ABOUT
Concepts
How can presage predict what text the user is going to enter next?
The approach relies on information theory. Natural language is modelled as an information source. Natural language is a redundant information source.
The key idea is modelling natural language as a set of redundant sources of information. The redundancy embedded in natural language is exploited by various predictive methods to extract information in order to generate predictions.
Information sources can be classified as statistical, syntactic and semantic.
Statistical sources
If one were asked to guess what word followed the following text fragment:
The quick brown fox jumps over the lazy ...

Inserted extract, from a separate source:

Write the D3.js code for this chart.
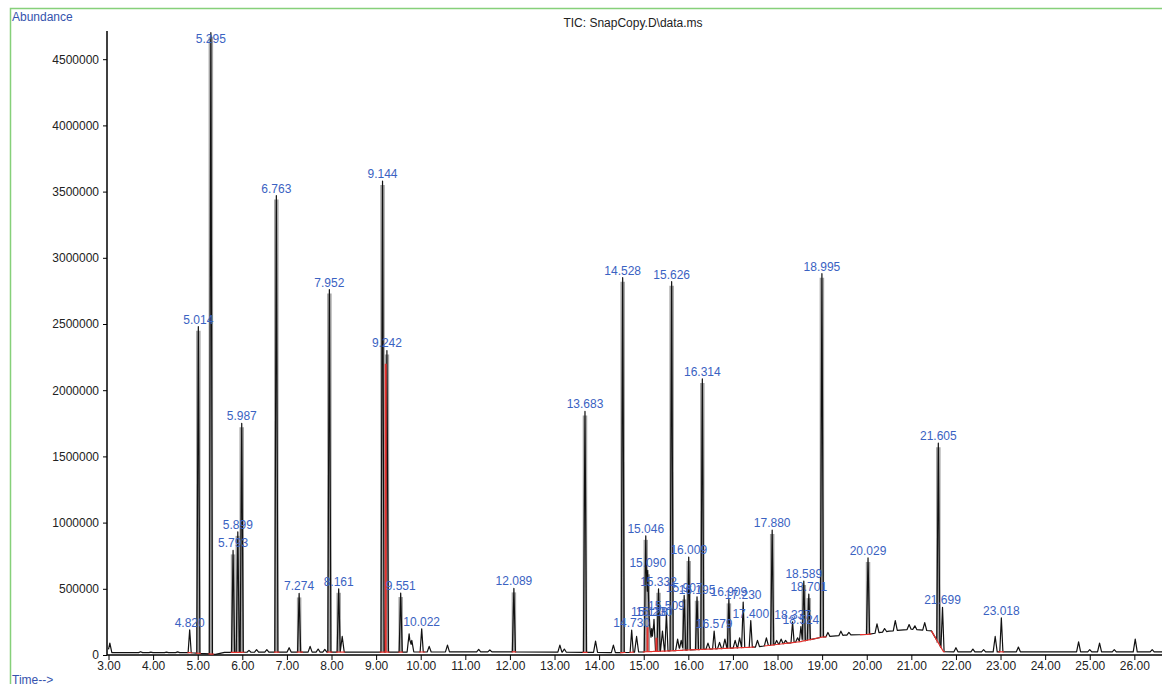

one would most likely reply
dog
The quick brown fox jumps over the lazy dog
is in fact a widely known pangram (a sentence which uses every letter of the alphabet at least once).
One would pick the word dog
on the grounds that, given the history string The quick brown fox jumps over the lazy ...
, dog
most frequently follows (frequentist approach to statistical information).
Likewise, one would pick over
or on
when given the fragment The quick brown fox jumps ...
on account that the words that most frequently follow the verb jump
are either on
or over
.
Syntactic sources
Continuing the previous example, one would pick the words over
or on
when given the context:
The quick brown fox jumps o...
(note the final letter o
)
A syntactically aware predictive plugin could exploit the fact that to jump
is an intransitive verb and should be followed by an adverb. on
and over
are adverbs and begin with the letter o
, which makes them strong candidates for a prediction.
Semantic sources
Supposing one had been writing about the adventures of a cunning fox and a loyal dog for a while, then one would suggest that dog
is the most likely object to be jumped over by the fox
:
The quick brown fox jumps over the lazy d...
Information about the context and (however limited) comprehension of said context provides additional information to increase predictive accuracy.
The resulting language model is powerful, flexible and extensible.